▸ **Task goal**
Below, find the line containing "What Bokeh code" and the line containing "from bokeh.resources import INLINE"; reproduce exactly those two and every line between them, omitting pictures.

▸ **Supplied material**
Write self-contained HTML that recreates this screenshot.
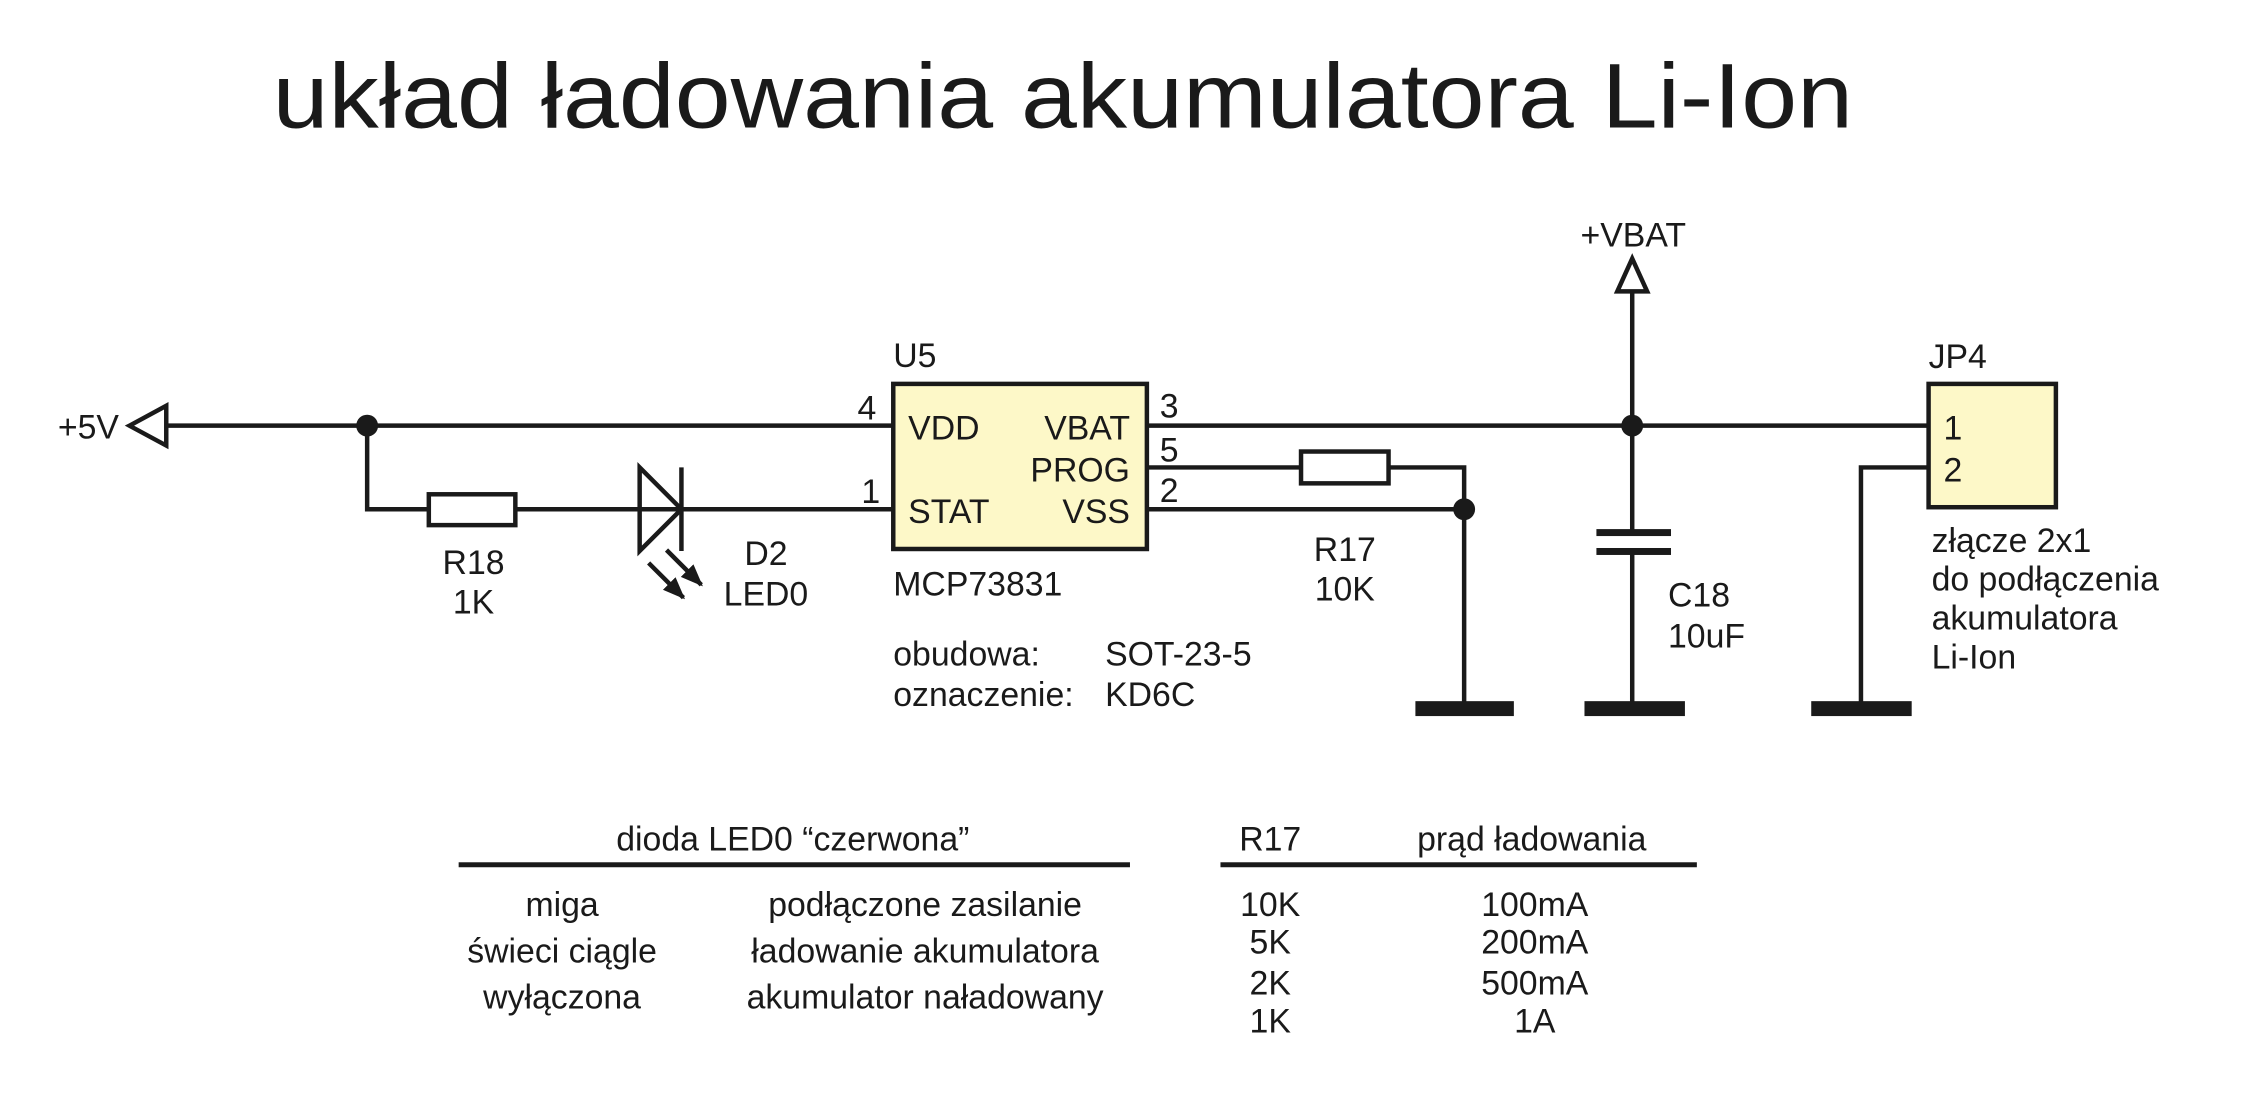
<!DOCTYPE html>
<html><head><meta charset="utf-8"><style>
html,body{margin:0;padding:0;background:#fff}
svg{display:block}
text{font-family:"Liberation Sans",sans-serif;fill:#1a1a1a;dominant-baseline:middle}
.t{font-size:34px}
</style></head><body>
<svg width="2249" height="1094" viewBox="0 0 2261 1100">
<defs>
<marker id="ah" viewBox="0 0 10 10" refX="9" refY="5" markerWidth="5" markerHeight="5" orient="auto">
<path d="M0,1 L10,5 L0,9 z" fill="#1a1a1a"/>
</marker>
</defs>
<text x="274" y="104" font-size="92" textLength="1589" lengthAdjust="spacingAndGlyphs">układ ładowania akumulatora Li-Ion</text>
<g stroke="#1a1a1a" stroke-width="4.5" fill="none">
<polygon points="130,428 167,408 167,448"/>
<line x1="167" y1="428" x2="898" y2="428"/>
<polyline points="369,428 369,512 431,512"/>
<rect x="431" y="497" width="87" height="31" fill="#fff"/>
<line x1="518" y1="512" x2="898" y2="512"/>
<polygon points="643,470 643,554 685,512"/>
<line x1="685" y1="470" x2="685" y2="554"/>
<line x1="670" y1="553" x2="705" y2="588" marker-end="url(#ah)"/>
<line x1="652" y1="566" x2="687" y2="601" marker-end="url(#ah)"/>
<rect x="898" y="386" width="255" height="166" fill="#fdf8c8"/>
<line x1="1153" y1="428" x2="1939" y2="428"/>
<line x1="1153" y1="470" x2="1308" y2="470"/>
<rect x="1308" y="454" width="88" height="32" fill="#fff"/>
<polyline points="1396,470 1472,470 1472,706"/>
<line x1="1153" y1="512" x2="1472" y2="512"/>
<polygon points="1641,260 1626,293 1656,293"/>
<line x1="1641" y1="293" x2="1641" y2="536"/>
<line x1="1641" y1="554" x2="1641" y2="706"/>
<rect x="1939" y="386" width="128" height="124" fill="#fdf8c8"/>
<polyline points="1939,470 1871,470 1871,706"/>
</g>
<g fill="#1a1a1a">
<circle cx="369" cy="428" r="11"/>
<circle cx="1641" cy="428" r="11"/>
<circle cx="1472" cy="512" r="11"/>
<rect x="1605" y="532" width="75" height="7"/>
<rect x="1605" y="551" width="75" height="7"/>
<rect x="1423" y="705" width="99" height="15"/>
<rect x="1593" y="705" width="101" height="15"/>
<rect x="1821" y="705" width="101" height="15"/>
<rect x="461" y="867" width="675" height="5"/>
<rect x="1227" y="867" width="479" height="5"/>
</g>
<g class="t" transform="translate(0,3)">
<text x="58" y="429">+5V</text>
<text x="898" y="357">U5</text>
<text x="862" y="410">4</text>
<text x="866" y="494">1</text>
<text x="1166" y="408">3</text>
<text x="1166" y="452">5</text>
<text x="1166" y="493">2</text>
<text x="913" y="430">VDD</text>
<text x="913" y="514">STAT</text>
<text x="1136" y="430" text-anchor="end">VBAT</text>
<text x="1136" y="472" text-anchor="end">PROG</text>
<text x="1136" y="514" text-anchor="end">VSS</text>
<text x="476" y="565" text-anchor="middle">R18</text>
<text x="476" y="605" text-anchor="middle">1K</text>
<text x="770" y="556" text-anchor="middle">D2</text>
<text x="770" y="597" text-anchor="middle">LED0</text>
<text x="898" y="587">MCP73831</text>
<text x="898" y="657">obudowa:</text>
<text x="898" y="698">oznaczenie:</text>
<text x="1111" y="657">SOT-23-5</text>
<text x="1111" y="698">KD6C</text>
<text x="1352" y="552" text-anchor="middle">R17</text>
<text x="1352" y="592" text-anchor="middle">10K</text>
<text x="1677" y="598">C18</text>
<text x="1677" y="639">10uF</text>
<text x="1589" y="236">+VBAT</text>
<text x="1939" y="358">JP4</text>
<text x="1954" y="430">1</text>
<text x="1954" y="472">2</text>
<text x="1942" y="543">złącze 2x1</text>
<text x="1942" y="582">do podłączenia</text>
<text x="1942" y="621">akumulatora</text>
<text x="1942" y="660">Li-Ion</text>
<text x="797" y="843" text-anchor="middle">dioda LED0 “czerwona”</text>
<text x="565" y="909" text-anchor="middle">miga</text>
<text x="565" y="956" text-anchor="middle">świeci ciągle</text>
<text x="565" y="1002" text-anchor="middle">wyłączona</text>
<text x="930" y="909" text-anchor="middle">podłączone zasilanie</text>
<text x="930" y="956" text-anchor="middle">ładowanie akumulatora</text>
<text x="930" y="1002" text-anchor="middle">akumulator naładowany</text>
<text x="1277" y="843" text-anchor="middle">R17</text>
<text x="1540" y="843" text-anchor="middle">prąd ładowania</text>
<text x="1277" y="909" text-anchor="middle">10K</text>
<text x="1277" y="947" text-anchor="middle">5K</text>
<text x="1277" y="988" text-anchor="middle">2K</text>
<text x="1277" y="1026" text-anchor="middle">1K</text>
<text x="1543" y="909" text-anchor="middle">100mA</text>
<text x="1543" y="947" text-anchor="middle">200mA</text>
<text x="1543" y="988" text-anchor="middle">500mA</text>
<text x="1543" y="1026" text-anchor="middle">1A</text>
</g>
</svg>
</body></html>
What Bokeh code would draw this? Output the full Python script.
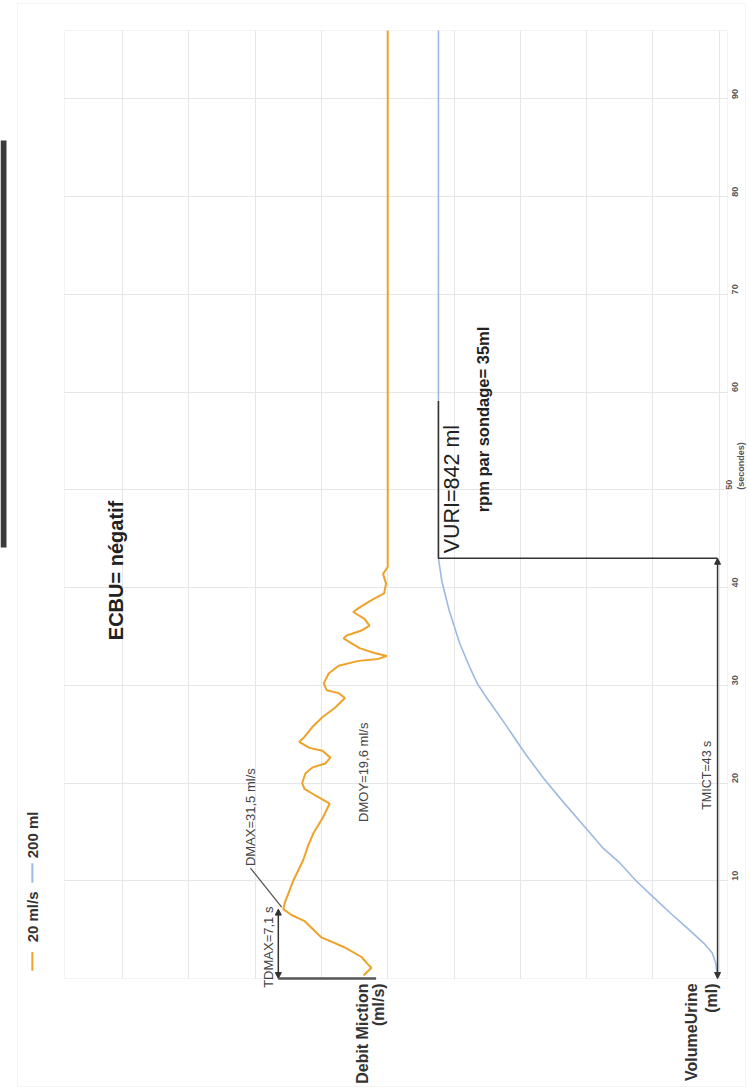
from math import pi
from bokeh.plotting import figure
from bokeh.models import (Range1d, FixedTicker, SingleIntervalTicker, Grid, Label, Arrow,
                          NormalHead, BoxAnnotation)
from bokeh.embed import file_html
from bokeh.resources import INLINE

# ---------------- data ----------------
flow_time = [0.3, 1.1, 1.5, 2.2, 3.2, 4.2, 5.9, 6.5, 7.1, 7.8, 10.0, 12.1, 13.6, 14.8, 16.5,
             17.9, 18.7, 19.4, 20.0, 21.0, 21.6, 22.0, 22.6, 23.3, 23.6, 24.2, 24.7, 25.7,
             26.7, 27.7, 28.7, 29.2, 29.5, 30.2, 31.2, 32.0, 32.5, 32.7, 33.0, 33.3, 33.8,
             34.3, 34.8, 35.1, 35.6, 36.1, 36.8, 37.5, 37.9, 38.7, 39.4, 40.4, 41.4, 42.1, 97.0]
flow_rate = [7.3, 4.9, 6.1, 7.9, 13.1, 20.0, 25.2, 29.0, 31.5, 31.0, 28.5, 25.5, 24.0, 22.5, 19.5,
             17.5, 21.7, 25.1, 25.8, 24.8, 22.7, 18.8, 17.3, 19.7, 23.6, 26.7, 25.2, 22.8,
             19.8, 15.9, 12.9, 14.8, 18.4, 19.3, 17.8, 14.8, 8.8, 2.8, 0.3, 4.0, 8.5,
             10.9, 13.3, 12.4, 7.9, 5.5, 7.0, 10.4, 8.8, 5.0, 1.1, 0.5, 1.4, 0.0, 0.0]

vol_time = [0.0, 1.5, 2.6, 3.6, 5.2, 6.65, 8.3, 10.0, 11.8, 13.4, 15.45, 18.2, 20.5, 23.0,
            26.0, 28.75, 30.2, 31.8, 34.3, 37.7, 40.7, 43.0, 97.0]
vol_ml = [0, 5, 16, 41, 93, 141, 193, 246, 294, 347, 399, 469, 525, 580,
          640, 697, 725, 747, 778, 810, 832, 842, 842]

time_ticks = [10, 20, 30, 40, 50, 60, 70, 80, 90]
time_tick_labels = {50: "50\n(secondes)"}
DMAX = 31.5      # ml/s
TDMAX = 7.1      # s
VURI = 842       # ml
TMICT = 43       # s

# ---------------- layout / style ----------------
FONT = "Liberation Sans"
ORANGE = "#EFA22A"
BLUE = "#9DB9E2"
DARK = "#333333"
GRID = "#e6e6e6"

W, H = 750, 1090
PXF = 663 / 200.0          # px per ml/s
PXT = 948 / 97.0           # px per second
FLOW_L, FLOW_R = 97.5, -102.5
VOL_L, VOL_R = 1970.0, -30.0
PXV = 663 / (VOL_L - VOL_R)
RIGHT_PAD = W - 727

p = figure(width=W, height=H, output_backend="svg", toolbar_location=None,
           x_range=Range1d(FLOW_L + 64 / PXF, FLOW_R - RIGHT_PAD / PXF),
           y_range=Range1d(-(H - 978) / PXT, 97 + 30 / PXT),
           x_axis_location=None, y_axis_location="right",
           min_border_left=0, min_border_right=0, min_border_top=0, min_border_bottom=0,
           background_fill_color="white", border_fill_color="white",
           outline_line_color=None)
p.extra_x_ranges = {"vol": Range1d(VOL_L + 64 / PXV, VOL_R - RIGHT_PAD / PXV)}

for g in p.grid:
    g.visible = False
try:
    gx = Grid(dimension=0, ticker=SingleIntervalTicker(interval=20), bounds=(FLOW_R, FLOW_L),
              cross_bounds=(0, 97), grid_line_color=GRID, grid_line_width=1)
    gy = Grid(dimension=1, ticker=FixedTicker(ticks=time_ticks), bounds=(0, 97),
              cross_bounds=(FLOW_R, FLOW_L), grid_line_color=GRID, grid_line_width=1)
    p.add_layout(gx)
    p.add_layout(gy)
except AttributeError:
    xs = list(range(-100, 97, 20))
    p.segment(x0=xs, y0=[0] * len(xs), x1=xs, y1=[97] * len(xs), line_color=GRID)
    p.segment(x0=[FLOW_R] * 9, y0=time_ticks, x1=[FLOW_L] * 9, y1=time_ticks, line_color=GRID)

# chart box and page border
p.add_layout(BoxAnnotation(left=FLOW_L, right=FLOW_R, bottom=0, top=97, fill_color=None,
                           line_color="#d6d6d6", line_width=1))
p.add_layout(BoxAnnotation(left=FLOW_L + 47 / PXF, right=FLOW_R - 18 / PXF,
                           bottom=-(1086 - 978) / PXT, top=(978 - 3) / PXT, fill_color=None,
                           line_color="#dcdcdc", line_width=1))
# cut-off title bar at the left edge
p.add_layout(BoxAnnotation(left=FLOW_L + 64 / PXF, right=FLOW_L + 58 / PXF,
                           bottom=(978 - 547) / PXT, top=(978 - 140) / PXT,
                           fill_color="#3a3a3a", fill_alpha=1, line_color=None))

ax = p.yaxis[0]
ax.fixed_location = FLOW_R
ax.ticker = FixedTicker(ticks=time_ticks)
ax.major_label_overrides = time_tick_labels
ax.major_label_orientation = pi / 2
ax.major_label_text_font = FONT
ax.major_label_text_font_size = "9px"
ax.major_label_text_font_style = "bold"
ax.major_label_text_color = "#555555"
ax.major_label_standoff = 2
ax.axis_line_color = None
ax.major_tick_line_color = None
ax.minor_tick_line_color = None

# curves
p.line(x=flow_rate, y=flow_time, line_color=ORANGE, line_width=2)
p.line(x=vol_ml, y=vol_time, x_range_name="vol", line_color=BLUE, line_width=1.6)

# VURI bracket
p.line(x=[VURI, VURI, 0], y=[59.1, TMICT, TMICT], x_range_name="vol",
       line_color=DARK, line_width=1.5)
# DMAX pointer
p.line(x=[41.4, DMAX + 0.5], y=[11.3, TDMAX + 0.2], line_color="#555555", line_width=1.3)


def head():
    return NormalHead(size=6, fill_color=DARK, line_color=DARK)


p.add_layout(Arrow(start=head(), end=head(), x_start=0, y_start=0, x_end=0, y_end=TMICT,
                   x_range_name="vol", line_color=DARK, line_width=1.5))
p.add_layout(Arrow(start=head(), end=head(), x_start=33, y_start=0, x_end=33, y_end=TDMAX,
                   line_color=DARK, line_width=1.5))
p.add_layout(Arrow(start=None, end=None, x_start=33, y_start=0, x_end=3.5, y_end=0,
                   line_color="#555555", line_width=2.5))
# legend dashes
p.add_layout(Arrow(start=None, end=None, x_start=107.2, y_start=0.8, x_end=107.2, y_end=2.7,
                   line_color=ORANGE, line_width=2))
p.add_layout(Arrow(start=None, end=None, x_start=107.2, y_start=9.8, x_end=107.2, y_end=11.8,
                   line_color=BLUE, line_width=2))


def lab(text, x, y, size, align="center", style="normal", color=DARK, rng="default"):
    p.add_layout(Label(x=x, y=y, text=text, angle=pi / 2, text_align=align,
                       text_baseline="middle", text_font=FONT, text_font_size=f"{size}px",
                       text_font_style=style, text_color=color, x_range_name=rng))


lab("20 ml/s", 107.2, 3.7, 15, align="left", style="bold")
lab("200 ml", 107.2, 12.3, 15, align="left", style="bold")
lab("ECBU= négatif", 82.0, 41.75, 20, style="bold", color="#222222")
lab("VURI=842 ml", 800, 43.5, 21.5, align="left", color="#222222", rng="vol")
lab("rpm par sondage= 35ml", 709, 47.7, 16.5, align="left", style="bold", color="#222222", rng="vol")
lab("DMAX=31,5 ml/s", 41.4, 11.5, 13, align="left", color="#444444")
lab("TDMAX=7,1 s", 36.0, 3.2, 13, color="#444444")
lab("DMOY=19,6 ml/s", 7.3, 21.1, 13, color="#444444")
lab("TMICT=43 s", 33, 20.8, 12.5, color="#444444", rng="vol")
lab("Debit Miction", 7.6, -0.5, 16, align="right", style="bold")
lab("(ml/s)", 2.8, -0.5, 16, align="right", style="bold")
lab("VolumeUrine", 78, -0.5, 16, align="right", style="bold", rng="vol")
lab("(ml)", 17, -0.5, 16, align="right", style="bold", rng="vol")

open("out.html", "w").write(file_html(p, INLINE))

▸ **Reply**
What Bokeh code would draw this? Output the full Python script.
from math import pi
from bokeh.plotting import figure
from bokeh.models import (Range1d, FixedTicker, SingleIntervalTicker, Grid, Label, Arrow,
                          NormalHead, BoxAnnotation)
from bokeh.embed import file_html
from bokeh.resources import INLINE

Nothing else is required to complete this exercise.